Изваяние Ленина, как и процесс его создания, предельно точно и емко воплощают то, как Эгарт понимает реальное и реализм, причем не только в плане художественного метода, но и в планах онтологическом и эпистемологическом. Материя сама по себе бессмысленна и мертва, и только творец, орошая ее своей кровью, осеняя ее своим формообразующим жестом, вдыхает в нее жизнь и смысл. Следовательно, не в материальном содержится зерно реального. Нет его и в идеальном, воображаемом, иллюзорном, которое слишком зыбко и обманчиво, случайно и непредсказуемо. Реальное содержится в том, что не называется, что ускользает от схватывания, как материального, так и идеального. Оно исключенное третье.
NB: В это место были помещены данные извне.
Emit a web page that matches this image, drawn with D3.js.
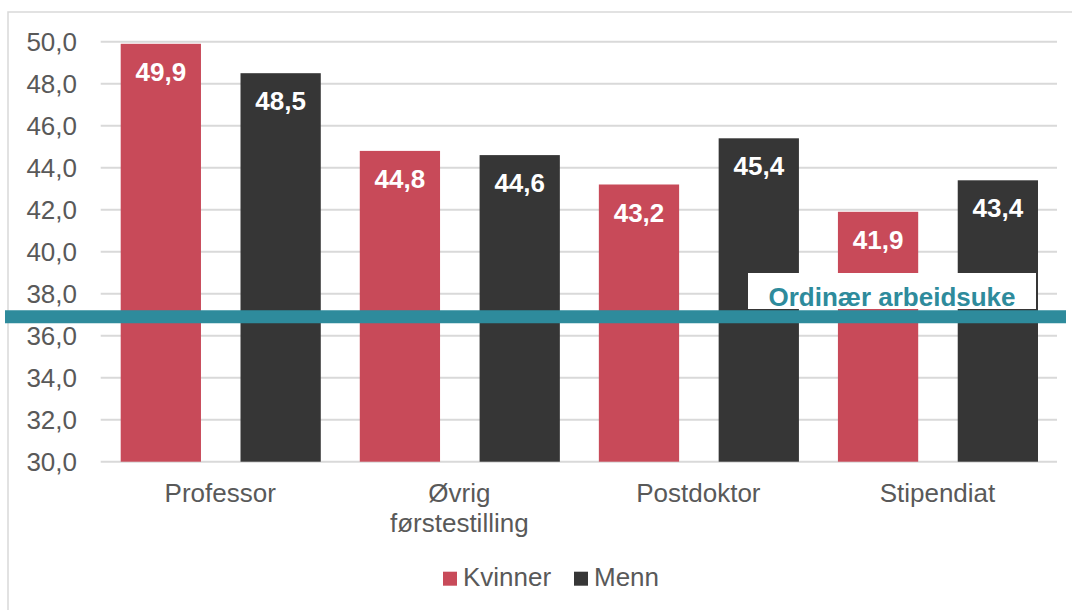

Его маркером служит многоточие в восклицании рассказчика при виде лунного Ленина – «и вдруг…», как и в задумчивом и невнятном бормотании всегда острой на язык и решительной Авивит – «это…». Реальное – то, что не позволяет Маадиму прикасаться к своему произведению в конце сцены: оно одновременно сакрально и осквернено и в обоих случаях табуировано, недоступно или запретно для жеста присвоения; оно есть не что иное, как лака-новское непроизносимое имя Отца, ужасное и прекрасное. Без этого первобытного и возвышенного трепета перед божественными образами земли (глины) и неба (луны) ничто – ни материальное, ни идеальное – не имеет смысла. Другими словами, без недоступности объекта нет репрезентации объекта, нет означивания и смысла. А значит, реальность может служить синонимом означивания, смыслообразования. Комизм, который рассказчик придает образу Маадима, призван усилить эффект реальности, обращаясь к старинному жанровому и стилистическому истоку художественного реализма; однако за этим скрывается более глубокий фактор: причина насмешки рассказчика в том, как на его глазах срывается жест присвоения, который художник направляет на объект – как материальный (кусок глины или мрамора), так и идеальный (образ, идея). Подлинный жест познания реальности – это неудавшийся, «падший» жест, и в этом своем падении одновременно и комический, и трагический. Единство сакрального с указывающими на него, но не схватывающими его движениями смеха и скорби составляет структуру реального, как она вырисовывается в романе Эгарта.
Юлий Марголин
Возможно ли чудо в нереальной реальности?[17]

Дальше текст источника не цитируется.